Problem details: From the records below, transcribe only the lines running from the one with "Generate a Python" through the one with "0.798, 0.876, 0.955]". Keep both of those end lines.

Provided data:
════════════════════
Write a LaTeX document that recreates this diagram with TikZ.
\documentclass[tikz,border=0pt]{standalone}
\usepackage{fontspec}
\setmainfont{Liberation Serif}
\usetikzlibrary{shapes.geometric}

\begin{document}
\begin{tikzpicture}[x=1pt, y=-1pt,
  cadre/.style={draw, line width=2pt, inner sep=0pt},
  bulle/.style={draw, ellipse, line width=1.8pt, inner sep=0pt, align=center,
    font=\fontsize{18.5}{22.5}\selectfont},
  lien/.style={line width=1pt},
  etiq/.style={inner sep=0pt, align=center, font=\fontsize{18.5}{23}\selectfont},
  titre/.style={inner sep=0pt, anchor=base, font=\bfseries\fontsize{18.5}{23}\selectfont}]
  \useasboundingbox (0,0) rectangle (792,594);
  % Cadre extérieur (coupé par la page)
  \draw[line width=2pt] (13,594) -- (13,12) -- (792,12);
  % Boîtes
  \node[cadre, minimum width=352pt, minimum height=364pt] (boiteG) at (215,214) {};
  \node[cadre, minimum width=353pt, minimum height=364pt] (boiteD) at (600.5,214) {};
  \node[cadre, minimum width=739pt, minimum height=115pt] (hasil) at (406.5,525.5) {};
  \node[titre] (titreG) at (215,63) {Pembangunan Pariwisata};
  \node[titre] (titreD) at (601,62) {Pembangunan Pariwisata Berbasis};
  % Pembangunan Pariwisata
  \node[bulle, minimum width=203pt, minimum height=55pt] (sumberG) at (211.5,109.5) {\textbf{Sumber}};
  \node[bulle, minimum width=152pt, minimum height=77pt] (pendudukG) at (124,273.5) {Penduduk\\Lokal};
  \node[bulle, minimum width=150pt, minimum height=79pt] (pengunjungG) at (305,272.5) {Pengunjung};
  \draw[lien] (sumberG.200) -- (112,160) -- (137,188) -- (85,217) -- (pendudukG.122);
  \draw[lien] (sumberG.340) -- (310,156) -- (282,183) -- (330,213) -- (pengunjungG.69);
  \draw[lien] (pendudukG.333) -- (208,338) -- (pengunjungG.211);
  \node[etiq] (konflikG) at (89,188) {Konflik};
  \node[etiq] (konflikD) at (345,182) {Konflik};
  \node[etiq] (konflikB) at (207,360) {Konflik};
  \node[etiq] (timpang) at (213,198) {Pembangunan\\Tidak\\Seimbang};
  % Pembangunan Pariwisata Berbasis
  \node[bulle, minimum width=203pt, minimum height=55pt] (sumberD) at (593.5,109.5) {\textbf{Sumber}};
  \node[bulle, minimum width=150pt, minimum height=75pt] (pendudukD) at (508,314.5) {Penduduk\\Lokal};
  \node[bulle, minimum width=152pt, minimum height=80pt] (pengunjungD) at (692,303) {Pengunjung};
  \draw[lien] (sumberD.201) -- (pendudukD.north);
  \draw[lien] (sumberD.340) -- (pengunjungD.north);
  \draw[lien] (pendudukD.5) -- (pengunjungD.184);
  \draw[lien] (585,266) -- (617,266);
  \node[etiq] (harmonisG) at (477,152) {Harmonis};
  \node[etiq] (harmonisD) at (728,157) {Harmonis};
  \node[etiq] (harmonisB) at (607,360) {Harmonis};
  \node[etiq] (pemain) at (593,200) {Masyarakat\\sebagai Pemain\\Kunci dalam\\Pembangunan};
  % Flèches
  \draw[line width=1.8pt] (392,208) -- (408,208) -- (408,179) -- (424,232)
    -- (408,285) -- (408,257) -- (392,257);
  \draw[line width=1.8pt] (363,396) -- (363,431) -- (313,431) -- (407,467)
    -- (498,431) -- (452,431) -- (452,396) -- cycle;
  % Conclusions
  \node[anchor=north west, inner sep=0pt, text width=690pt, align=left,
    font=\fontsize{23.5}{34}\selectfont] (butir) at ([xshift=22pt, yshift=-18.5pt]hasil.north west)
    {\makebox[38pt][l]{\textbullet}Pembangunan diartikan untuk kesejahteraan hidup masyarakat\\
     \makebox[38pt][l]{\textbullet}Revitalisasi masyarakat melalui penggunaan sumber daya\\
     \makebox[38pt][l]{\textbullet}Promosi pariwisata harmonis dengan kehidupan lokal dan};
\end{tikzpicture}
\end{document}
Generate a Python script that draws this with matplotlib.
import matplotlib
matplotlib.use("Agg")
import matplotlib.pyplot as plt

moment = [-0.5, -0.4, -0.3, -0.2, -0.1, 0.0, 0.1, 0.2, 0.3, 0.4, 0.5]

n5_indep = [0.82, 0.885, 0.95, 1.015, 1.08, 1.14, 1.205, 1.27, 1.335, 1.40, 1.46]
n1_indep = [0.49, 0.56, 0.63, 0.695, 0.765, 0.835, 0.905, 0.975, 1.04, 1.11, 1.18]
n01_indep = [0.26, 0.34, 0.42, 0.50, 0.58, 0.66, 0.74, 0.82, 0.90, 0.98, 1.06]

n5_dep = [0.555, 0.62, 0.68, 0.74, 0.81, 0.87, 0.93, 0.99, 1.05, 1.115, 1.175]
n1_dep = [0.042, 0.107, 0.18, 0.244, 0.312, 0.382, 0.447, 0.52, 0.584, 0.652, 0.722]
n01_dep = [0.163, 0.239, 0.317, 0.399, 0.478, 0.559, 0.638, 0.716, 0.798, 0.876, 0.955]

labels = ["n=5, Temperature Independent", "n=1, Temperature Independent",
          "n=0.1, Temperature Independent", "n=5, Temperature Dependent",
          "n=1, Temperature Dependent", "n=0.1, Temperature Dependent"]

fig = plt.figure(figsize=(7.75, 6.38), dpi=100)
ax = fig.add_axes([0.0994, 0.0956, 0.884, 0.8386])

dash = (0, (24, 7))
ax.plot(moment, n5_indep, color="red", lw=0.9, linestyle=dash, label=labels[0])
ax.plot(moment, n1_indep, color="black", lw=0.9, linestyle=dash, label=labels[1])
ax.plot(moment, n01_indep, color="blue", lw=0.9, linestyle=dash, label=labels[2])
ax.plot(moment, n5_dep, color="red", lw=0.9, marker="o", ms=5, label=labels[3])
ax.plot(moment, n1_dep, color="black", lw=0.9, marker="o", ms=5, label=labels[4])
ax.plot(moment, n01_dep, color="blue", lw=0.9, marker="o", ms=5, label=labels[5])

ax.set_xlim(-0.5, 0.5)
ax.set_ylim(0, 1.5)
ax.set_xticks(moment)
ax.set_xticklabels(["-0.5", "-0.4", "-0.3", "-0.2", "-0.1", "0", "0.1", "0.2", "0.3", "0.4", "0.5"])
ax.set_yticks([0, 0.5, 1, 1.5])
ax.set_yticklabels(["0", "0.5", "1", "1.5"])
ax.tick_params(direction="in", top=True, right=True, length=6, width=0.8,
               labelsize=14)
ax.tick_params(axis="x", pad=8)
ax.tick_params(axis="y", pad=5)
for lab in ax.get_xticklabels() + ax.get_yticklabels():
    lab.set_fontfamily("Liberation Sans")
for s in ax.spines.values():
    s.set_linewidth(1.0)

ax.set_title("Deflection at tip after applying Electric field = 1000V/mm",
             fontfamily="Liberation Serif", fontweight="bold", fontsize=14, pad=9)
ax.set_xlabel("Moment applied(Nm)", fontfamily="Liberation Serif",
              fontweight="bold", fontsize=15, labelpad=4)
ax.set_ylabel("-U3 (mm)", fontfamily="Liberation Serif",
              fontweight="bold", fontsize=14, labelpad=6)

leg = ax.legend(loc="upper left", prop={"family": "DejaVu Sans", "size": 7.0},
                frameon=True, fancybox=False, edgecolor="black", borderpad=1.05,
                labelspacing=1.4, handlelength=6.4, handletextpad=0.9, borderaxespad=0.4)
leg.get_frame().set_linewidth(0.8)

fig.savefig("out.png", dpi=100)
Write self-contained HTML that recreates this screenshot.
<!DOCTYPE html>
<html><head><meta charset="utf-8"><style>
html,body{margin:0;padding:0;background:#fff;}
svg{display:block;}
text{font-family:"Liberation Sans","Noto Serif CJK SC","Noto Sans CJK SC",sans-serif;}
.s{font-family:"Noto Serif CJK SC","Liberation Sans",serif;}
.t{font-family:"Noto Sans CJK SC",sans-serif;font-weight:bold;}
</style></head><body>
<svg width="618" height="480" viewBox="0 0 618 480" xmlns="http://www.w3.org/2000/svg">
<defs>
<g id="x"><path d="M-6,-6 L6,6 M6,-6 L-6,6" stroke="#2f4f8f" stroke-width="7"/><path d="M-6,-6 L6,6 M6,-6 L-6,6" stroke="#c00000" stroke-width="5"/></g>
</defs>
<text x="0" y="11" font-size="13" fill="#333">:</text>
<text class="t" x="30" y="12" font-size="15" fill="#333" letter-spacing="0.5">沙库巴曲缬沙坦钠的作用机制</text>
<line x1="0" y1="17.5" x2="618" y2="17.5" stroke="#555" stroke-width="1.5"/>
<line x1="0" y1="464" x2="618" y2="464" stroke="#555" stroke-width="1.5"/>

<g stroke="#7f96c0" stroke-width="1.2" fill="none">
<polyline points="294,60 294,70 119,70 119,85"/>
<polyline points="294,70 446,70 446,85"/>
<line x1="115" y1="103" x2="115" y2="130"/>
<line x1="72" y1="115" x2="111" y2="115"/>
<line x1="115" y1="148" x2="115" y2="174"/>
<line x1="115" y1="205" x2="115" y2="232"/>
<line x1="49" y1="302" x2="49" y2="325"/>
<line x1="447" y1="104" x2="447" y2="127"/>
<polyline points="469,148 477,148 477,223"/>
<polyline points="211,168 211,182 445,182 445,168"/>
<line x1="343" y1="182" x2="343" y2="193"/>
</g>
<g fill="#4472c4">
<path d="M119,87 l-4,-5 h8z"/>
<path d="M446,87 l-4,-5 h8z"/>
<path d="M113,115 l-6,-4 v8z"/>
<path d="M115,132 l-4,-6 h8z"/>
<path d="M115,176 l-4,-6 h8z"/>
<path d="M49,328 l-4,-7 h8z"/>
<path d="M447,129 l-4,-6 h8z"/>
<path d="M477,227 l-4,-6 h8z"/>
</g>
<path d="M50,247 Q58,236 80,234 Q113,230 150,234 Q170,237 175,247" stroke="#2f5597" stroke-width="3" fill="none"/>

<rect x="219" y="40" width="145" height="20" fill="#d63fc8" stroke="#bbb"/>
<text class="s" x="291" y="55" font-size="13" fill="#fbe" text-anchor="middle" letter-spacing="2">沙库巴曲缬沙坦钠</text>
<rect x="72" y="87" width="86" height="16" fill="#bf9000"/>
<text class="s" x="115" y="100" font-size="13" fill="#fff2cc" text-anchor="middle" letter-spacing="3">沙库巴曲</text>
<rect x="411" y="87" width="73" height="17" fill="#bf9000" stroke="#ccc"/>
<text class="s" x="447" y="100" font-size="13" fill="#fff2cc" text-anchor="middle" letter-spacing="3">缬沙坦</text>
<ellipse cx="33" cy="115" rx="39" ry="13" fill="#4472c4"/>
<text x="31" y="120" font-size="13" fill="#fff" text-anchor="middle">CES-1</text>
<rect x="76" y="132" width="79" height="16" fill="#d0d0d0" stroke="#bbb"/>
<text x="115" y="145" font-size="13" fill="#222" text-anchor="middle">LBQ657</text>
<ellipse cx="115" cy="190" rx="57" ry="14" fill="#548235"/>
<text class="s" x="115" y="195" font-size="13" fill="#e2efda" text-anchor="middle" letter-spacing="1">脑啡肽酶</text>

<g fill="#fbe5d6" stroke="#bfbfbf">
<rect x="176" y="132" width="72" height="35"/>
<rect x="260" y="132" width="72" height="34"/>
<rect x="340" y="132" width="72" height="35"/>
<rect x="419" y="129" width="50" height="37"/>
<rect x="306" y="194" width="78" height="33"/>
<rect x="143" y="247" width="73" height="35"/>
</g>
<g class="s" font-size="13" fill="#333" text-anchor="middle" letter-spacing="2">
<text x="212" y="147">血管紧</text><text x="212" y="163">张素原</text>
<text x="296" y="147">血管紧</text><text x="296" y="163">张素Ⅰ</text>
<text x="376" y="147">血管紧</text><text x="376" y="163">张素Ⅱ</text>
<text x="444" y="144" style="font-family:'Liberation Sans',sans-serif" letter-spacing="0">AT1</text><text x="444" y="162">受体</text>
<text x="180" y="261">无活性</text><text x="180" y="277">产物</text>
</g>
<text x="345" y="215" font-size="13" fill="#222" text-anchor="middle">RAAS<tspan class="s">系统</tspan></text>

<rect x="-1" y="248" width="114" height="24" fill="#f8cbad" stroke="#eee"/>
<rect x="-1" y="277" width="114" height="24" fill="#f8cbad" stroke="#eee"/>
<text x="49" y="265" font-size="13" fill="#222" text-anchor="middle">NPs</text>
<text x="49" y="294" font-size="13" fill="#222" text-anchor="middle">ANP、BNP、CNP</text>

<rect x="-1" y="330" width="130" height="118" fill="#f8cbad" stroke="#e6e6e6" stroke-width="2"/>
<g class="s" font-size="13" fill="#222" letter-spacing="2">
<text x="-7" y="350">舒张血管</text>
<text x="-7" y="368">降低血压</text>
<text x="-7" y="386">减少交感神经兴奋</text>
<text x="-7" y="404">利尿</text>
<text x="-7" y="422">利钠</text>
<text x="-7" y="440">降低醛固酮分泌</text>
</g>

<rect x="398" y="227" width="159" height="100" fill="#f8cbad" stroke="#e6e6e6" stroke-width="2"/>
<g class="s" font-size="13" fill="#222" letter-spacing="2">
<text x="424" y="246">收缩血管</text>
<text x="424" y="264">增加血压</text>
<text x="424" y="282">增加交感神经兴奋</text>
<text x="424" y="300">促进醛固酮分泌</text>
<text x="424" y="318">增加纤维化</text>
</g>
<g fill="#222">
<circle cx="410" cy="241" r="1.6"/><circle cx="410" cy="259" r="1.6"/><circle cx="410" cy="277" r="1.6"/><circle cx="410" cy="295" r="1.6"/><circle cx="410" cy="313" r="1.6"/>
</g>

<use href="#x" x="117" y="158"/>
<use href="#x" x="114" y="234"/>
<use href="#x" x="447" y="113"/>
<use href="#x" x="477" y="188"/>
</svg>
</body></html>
════════════════════
Result of the exercise:
Generate a Python script that draws this with matplotlib.
import matplotlib
matplotlib.use("Agg")
import matplotlib.pyplot as plt

moment = [-0.5, -0.4, -0.3, -0.2, -0.1, 0.0, 0.1, 0.2, 0.3, 0.4, 0.5]

n5_indep = [0.82, 0.885, 0.95, 1.015, 1.08, 1.14, 1.205, 1.27, 1.335, 1.40, 1.46]
n1_indep = [0.49, 0.56, 0.63, 0.695, 0.765, 0.835, 0.905, 0.975, 1.04, 1.11, 1.18]
n01_indep = [0.26, 0.34, 0.42, 0.50, 0.58, 0.66, 0.74, 0.82, 0.90, 0.98, 1.06]

n5_dep = [0.555, 0.62, 0.68, 0.74, 0.81, 0.87, 0.93, 0.99, 1.05, 1.115, 1.175]
n1_dep = [0.042, 0.107, 0.18, 0.244, 0.312, 0.382, 0.447, 0.52, 0.584, 0.652, 0.722]
n01_dep = [0.163, 0.239, 0.317, 0.399, 0.478, 0.559, 0.638, 0.716, 0.798, 0.876, 0.955]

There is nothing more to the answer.